● Dataset excerpt:
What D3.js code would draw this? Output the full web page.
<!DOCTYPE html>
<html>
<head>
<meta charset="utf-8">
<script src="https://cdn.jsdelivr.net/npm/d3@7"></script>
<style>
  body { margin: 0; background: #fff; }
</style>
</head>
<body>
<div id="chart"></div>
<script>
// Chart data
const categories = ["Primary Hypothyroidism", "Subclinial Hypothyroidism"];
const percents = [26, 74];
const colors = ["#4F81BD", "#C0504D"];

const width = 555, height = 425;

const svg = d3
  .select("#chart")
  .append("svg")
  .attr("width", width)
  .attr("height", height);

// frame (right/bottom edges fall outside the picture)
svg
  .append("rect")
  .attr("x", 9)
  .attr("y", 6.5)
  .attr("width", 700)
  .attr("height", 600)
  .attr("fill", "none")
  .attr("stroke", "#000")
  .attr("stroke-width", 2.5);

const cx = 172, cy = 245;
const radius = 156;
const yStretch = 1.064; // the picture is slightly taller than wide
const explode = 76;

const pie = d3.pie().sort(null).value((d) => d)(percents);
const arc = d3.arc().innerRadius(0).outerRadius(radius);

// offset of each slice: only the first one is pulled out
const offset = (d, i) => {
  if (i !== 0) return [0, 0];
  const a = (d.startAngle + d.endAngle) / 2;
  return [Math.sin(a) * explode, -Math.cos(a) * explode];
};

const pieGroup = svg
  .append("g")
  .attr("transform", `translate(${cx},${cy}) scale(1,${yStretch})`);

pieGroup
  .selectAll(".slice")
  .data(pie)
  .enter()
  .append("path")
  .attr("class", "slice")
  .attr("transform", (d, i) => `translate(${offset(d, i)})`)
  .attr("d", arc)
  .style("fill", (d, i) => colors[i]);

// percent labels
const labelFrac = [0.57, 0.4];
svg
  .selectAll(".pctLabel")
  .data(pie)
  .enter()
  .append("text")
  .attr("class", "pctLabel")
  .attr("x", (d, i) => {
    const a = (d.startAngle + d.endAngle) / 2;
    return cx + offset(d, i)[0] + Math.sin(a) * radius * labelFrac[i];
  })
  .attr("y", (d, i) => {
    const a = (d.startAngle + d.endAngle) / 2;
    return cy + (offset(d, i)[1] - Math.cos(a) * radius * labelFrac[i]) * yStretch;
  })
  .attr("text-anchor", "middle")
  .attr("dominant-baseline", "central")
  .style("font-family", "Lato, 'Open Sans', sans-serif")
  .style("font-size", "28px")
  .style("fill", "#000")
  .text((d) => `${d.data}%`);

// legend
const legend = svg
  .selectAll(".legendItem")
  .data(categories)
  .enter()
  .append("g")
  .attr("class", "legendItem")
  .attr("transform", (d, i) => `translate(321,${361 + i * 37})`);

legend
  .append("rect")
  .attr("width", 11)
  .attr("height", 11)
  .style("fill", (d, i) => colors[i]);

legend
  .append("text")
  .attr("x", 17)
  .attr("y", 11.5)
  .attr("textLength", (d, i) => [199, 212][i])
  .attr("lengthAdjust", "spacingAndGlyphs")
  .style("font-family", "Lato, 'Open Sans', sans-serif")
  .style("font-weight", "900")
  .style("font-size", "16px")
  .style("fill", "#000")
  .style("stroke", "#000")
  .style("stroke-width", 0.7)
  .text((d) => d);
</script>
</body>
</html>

● Task instructions: Give the material above again, word for word.

● Exercise result:
What D3.js code would draw this? Output the full web page.
<!DOCTYPE html>
<html>
<head>
<meta charset="utf-8">
<script src="https://cdn.jsdelivr.net/npm/d3@7"></script>
<style>
  body { margin: 0; background: #fff; }
</style>
</head>
<body>
<div id="chart"></div>
<script>
// Chart data
const categories = ["Primary Hypothyroidism", "Subclinial Hypothyroidism"];
const percents = [26, 74];
const colors = ["#4F81BD", "#C0504D"];

const width = 555, height = 425;

const svg = d3
  .select("#chart")
  .append("svg")
  .attr("width", width)
  .attr("height", height);

// frame (right/bottom edges fall outside the picture)
svg
  .append("rect")
  .attr("x", 9)
  .attr("y", 6.5)
  .attr("width", 700)
  .attr("height", 600)
  .attr("fill", "none")
  .attr("stroke", "#000")
  .attr("stroke-width", 2.5);

const cx = 172, cy = 245;
const radius = 156;
const yStretch = 1.064; // the picture is slightly taller than wide
const explode = 76;

const pie = d3.pie().sort(null).value((d) => d)(percents);
const arc = d3.arc().innerRadius(0).outerRadius(radius);

// offset of each slice: only the first one is pulled out
const offset = (d, i) => {
  if (i !== 0) return [0, 0];
  const a = (d.startAngle + d.endAngle) / 2;
  return [Math.sin(a) * explode, -Math.cos(a) * explode];
};

const pieGroup = svg
  .append("g")
  .attr("transform", `translate(${cx},${cy}) scale(1,${yStretch})`);

pieGroup
  .selectAll(".slice")
  .data(pie)
  .enter()
  .append("path")
  .attr("class", "slice")
  .attr("transform", (d, i) => `translate(${offset(d, i)})`)
  .attr("d", arc)
  .style("fill", (d, i) => colors[i]);

// percent labels
const labelFrac = [0.57, 0.4];
svg
  .selectAll(".pctLabel")
  .data(pie)
  .enter()
  .append("text")
  .attr("class", "pctLabel")
  .attr("x", (d, i) => {
    const a = (d.startAngle + d.endAngle) / 2;
    return cx + offset(d, i)[0] + Math.sin(a) * radius * labelFrac[i];
  })
  .attr("y", (d, i) => {
    const a = (d.startAngle + d.endAngle) / 2;
    return cy + (offset(d, i)[1] - Math.cos(a) * radius * labelFrac[i]) * yStretch;
  })
  .attr("text-anchor", "middle")
  .attr("dominant-baseline", "central")
  .style("font-family", "Lato, 'Open Sans', sans-serif")
  .style("font-size", "28px")
  .style("fill", "#000")
  .text((d) => `${d.data}%`);

// legend
const legend = svg
  .selectAll(".legendItem")
  .data(categories)
  .enter()
  .append("g")
  .attr("class", "legendItem")
  .attr("transform", (d, i) => `translate(321,${361 + i * 37})`);

legend
  .append("rect")
  .attr("width", 11)
  .attr("height", 11)
  .style("fill", (d, i) => colors[i]);

legend
  .append("text")
  .attr("x", 17)
  .attr("y", 11.5)
  .attr("textLength", (d, i) => [199, 212][i])
  .attr("lengthAdjust", "spacingAndGlyphs")
  .style("font-family", "Lato, 'Open Sans', sans-serif")
  .style("font-weight", "900")
  .style("font-size", "16px")
  .style("fill", "#000")
  .style("stroke", "#000")
  .style("stroke-width", 0.7)
  .text((d) => d);
</script>
</body>
</html>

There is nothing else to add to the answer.